The modern legacy of the 'Americanos' in Sitges
The commercial exodus of thousands of young Sitgetans starting in 1778, when King Charles III declared free trade with the Philippines, Cuba and Puerto Rico, was one of the most important recorded in Catalonia. On their long voyage across the Atlantic, they took with them ideas and experience from out in the fields and vineyards, which once there they turned into thriving companies producing wine, distilled spirits (rum reached a whole new level with the Sitgetans Andrés Brugal and Facundo Bacardí), tobacco, sugar cane and other products. With the loss of these three colonies, many returned and became a part of the new Sitges bourgeoisie under the moniker of "Americanos" (Americans).
And it was a golden return, as many of these merchants came back as wealthy entrepreneurs, but, of course, not at all a contemplative one. They placed their restlessness and experience at the service of Sitges and the result was the town's electrification, the arrival of the railroad, the creation of the first drinking water network and a more favorable predisposition for new artistic movements. In fact, this artistic attitude coincided (and was clearly reinforced) with Santiago Rusiñol's decisive arrival to Sitges, which transformed it into one of the epicenters of Modernisme first, and of 'Noucentisme' afterwards.

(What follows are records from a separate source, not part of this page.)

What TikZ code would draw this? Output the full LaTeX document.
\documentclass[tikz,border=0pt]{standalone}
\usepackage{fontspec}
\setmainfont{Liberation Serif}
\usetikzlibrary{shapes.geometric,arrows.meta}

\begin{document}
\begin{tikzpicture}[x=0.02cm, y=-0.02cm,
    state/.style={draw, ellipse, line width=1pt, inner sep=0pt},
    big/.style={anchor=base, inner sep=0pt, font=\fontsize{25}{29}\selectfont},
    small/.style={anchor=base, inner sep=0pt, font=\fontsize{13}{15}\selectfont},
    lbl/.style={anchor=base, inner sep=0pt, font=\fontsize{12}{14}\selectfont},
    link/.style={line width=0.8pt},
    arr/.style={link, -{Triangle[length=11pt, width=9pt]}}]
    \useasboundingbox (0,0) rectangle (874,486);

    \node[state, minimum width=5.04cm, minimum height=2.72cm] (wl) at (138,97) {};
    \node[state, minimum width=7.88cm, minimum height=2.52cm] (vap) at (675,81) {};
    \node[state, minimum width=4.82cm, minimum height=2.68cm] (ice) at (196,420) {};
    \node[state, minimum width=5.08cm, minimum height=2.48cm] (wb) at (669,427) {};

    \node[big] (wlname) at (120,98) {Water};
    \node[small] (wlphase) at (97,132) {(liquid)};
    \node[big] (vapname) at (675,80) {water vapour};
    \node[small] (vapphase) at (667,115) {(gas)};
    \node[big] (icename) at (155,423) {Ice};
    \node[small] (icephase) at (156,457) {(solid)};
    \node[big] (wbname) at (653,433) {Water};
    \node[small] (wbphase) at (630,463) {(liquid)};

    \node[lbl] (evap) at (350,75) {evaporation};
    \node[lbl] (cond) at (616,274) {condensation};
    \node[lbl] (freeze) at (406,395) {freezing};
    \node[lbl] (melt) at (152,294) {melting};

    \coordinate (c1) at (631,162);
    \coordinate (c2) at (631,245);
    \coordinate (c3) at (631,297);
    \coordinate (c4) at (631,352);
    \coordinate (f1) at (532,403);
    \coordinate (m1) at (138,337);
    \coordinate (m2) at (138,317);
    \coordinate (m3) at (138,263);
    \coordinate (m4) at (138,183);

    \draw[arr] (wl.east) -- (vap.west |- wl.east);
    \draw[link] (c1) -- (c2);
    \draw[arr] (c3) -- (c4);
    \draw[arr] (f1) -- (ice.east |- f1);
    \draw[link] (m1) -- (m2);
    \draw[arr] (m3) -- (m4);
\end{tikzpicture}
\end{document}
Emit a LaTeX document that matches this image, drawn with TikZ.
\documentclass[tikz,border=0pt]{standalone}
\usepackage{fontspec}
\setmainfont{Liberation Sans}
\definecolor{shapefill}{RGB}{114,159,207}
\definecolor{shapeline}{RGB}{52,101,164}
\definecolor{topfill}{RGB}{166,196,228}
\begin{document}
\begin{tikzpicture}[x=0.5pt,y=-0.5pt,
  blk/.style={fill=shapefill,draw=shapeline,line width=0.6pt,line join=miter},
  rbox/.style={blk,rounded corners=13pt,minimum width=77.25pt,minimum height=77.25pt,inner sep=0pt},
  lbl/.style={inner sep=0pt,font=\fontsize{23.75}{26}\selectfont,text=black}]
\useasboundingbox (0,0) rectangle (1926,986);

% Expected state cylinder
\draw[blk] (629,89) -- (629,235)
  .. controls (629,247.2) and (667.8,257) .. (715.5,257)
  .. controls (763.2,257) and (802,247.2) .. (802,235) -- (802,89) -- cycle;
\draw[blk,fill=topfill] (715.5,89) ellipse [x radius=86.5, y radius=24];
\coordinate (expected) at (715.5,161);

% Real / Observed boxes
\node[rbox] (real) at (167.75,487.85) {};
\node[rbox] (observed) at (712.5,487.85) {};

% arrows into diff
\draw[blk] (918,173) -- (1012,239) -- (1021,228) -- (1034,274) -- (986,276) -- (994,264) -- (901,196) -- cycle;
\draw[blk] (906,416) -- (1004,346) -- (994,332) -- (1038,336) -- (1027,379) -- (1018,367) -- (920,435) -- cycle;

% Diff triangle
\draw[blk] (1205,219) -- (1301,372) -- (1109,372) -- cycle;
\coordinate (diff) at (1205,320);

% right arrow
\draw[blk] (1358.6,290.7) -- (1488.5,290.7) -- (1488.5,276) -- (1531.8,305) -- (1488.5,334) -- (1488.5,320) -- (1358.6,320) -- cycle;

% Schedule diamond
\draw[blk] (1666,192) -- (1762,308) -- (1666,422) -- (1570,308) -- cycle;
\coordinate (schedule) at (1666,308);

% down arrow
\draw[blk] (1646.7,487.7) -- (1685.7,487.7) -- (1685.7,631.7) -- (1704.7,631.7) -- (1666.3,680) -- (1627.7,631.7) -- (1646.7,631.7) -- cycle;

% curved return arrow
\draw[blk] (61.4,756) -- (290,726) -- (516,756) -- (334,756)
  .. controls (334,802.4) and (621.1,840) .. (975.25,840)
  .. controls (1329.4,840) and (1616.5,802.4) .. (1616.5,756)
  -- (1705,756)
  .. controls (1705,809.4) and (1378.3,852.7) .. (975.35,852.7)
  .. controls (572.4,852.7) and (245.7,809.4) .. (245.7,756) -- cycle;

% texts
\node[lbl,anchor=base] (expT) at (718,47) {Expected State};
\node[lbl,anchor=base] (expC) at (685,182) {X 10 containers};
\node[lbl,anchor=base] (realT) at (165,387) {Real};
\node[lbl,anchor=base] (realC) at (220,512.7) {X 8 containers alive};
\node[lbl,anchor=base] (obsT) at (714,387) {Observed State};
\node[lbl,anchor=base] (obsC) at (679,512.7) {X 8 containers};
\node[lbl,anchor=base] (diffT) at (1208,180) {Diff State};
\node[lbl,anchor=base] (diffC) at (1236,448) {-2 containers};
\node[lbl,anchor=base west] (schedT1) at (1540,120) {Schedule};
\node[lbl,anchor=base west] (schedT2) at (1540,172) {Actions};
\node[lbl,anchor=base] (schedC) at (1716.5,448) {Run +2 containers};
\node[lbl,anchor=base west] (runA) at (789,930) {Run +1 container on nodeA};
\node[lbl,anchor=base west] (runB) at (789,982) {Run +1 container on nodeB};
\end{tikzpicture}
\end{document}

This historical -and even anthropological- lesson about Sitges is brought to us with great emotion by Rosa Julià, an expert 'Americanist' and cultural agitator with a certificate of origin who heads the Agisitges guided tour agency. Rosa herself reminds us that this legacy of modernity brought to us by the 'Americanos', “and which has defined a way for us to do and feel things”, is accompanied by another patrimonial legacy of stones, columns, balconies, towers and stained-glass windows: their mansions. In all, 69 'Americanos' homes are registered (and protected) as such; the ones located in the 'Expansion' district in the Modernista style, and the neoclassical ones closer to the sea.

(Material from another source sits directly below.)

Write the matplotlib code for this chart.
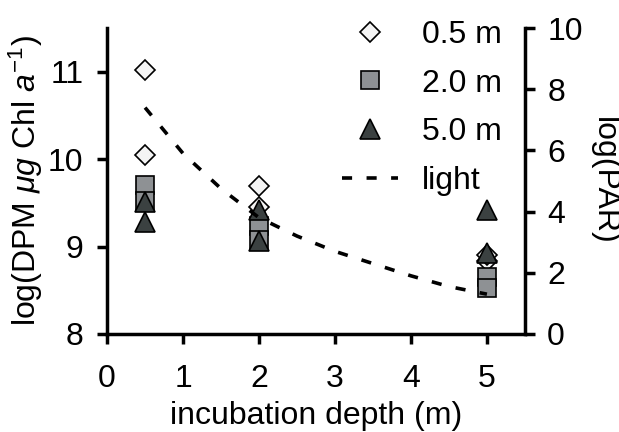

Many of these mansions are now boutique hotels, with hydraulic tile carpets and gardens where you can disconnect...or connect. In any event, visiting them from the outside, these houses are a wonder of shapes and colors. You already know that we aren't very fond of indicating specific routes, but a good starting point would be Eduard Maristany Square, by the train station. From there, then we can leisurely explore this area that pulsates with social and commercial intensity (offering fantastic bars and restaurants) and, as we were saying, is scattered with magnificent 'Americanos' villas, many of which have been reconverted into hotels with (tons of) charm. In this regard, the main streets are Francesc Gumà, Illa de Cuba and Sant Bartomeu, all of them parallel to each other, and Artur Carbonell, Sant Isidre, Gaudenci and Jesús streets, which cut across them. In this urban island, at every step, Rosa Julià reminds us, there is a mansion. Just to mention a few examples: Casa Pere Carreras, Celler Rafael Llopart (a former winery that, in the late 19th century, supplied muscatel to the royal household), Casa Antoni Carreres (Sitges Royal Rooms Hotel, Casa Sebastià Sans (Sitges 1883 Hotel), Casa Manuel Planas (Hotel Noucentista), Casa Antoni Robert (Medium Renaixença Hotel) or the impressive Casa Villa Avelina, which houses the present-day El Xalet Hotel.
If we move closer to the sea, an equidistant spot -and an essential stop-, is the Casa Bartomeu Cabonell, also known as the 'Casa del Reloj' (Clock House), with its outstanding tower. And now, opposite the seafront promenade, at the crossroads between Passeig de la Ribera and Sant Pau street, Casa Simó Llaurador, home of the present-day Celimar Hotel, is worth a refreshing stop. This mansion, with a roof in the shape of foamy waves, is a very paradigmatic example of the 'Americanos' and, by direct inheritance, all Sitgetans' way of being: love of art, love of their own town and love of the sea. And love, of course -you know us by now-, for sharing it with you.